A child's first 18 months is a period of extensive brain development, when many things could go awry to cause the abnormal organization of the brain. Earlier this year, the Institute of Medicine discounted any link between the measles-mumps-rubella vaccine and autism.

But mercury, a known neurotoxin, remained a possibility. Thimerosal has been used as a preservative since the 1930's to kill bacteria and fungi in vials containing multiple doses of vaccine. A reservative is needed if vials contain more than one dose, to prevent the growth of organisms that may enter the vial after the cap is pierced by a needle. Once injected, thimerosal breaks down into a compound called ethylmercury.
Before 1990, most babies got only one shot that contained mercury, the report said. After 1990, two more vaccines containing it were added to the required list for all infants.

By the end of the decade, the Food and Drug Administration concluded that some infants were being exposed to cumulative amounts of ethylmercury, and instructed manufacturers to remove thimerosal. Vials of vaccine are now made as single doses, requiring only one needle puncture, so that no preservatives need to be used.

No one knows if extremely low doses of ethylmercury are dangerous, Dr. McCormick said in a news conference.

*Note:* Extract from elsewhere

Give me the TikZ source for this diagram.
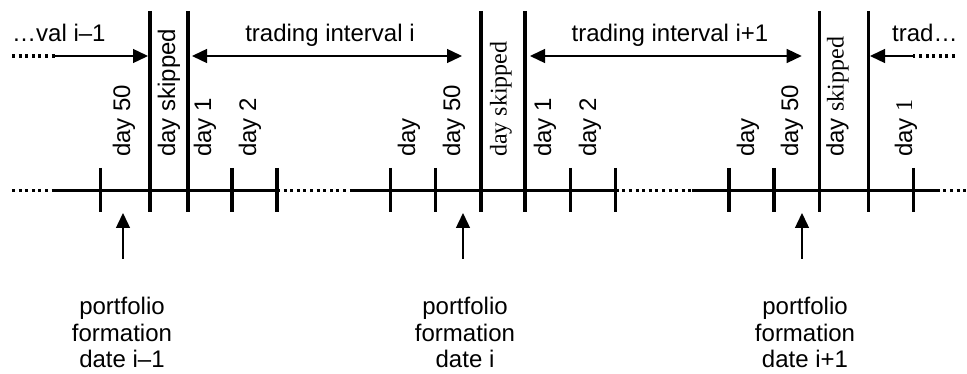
\documentclass[tikz,border=0pt]{standalone}
\usepackage{fontspec}
\setmainfont{Liberation Sans}
\newfontfamily\serfont{Liberation Serif}
\usetikzlibrary{arrows.meta}
\begin{document}
\begin{tikzpicture}[x=1pt,y=-1pt,
  axis/.style={line width=3.5pt},
  dots/.style={line width=3.5pt, dash pattern=on 3pt off 3.6pt},
  tickmark/.style={line width=3.5pt},
  bound/.style={line width=3.6pt},
  span/.style={line width=1.4pt, -{Triangle[length=15pt,width=14pt]}},
  dspan/.style={line width=1.4pt, {Triangle[length=15pt,width=14pt]}-{Triangle[length=15pt,width=14pt]}},
  daylbl/.style={rotate=90, anchor=west, inner sep=0pt, font=\fontsize{24}{28}\selectfont},
  toplbl/.style={anchor=base, inner sep=0pt, font=\fontsize{24}{28}\selectfont},
  pflbl/.style={align=center, anchor=north, inner sep=0pt, font=\fontsize{24}{26.5}\selectfont},
]
\useasboundingbox (0,0) rectangle (967,374);

% axis
\coordinate (a0) at (12,190.7);
\coordinate (a1) at (55,190.7);
\coordinate (a2) at (277,190.7);
\coordinate (a3) at (350,190.7);
\coordinate (a4) at (615.7,190.7);
\coordinate (a5) at (691.7,190.7);
\coordinate (a6) at (936.7,190.7);
\coordinate (a7) at (967,190.7);
\draw[dots] (a0) -- (a1);
\draw[axis] (a1) -- (a2);
\draw[dots] (a2) -- (a3);
\draw[axis] (a3) -- (a4);
\draw[dots] (a4) -- (a5);
\draw[axis] (a5) -- (a6);
\draw[dots] (a6) -- (a7);

% tick marks
\foreach \x/\n in {100.7/t1, 232/t2, 277/t3, 390.7/t4, 435.7/t5, 570.7/t6, 615.7/t7, 729/t8, 774/t9, 913.3/t10}{
  \coordinate (\n top) at (\x,168);
  \coordinate (\n bot) at (\x,212.5);
  \draw[tickmark] (\n top) -- (\n bot);
}

% boundary lines
\foreach \x/\n in {150/b1, 188/b2, 481/b3, 525/b4, 819.3/b5, 868.3/b6}{
  \coordinate (\n top) at (\x,11);
  \coordinate (\n bot) at (\x,212.5);
  \draw[bound] (\n top) -- (\n bot);
}

% top arrows
\coordinate (l0) at (12,56);
\coordinate (l1) at (55,56);
\coordinate (l2) at (148,56);
\draw[dots] (l0) -- (l1);
\draw[span] (l1) -- (l2);
\coordinate (m1) at (192,56);
\coordinate (m2) at (462,56);
\draw[dspan] (m1) -- (m2);
\coordinate (n1) at (530,56);
\coordinate (n2) at (801.7,56);
\draw[dspan] (n1) -- (n2);
\coordinate (r0) at (955,56);
\coordinate (r1) at (913,56);
\coordinate (r2) at (870,56);
\draw[dots] (r0) -- (r1);
\draw[span] (r1) -- (r2);

% top labels
\node[toplbl, anchor=base west] (tl0) at (12,41.7) {…val i–1};
\node[toplbl] (tl1) at (330,41.7) {trading interval i};
\node[toplbl] (tl2) at (670,41.7) {trading interval i+1};
\node[toplbl, anchor=base west] (tl3) at (892,41.7) {trad…};

% day labels
\node[daylbl] (d1) at (124,157) {day 50};
\node[daylbl] (d2) at (169,157) {day skipped};
\node[daylbl] (d3) at (205,157) {day 1};
\node[daylbl] (d4) at (250,157) {day 2};
\node[daylbl] (d5) at (409,157) {day};
\node[daylbl] (d6) at (454,157) {day 50};
\node[daylbl] (d7) at (501,157) {\serfont day skipped};
\node[daylbl] (d8) at (545,157) {day 1};
\node[daylbl] (d9) at (590,157) {day 2};
\node[daylbl] (d10) at (748,157) {day};
\node[daylbl] (d11) at (792,157) {day 50};
\node[daylbl] (d12) at (837.5,157) {day {\serfont skipped}};
\node[daylbl] (d13) at (906,157) {day {\serfont 1}};

% portfolio formation labels
\node[pflbl] (p1) at (122,297) {portfolio\\formation\\date i–1};
\node[pflbl] (p2) at (465,297) {portfolio\\formation\\date i};
\node[pflbl] (p3) at (805,297) {portfolio\\formation\\date i+1};

% upward arrows
\coordinate (u1s) at (123,259);
\coordinate (u1e) at (123,213);
\coordinate (u2s) at (463,259);
\coordinate (u2e) at (463,213);
\coordinate (u3s) at (802,259);
\coordinate (u3e) at (802,213);
\draw[span] (u1s) -- (u1e);
\draw[span] (u2s) -- (u2e);
\draw[span] (u3s) -- (u3e);
\end{tikzpicture}
\end{document}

Federal safety standards have been set for a closely related compound, methylmercury, which is a breakdown product of industrial mercury in the environment and is found in certain seafoods. Whether studies of methylmercury apply across the board to ethylmercury is just not known, she said.

Epidemiological studies are under way to examine whether there is any link between thimerosal and autism, attention deficit and hyperactivity disorder or delayed language development, Dr. McCormick said. Preliminary results of one unpublished study in children who received higher than usual levels of thimerosal show no increased risk of autism. The results did, however, show a small but significant increase of a risk of speech delay in children with attention deficit order.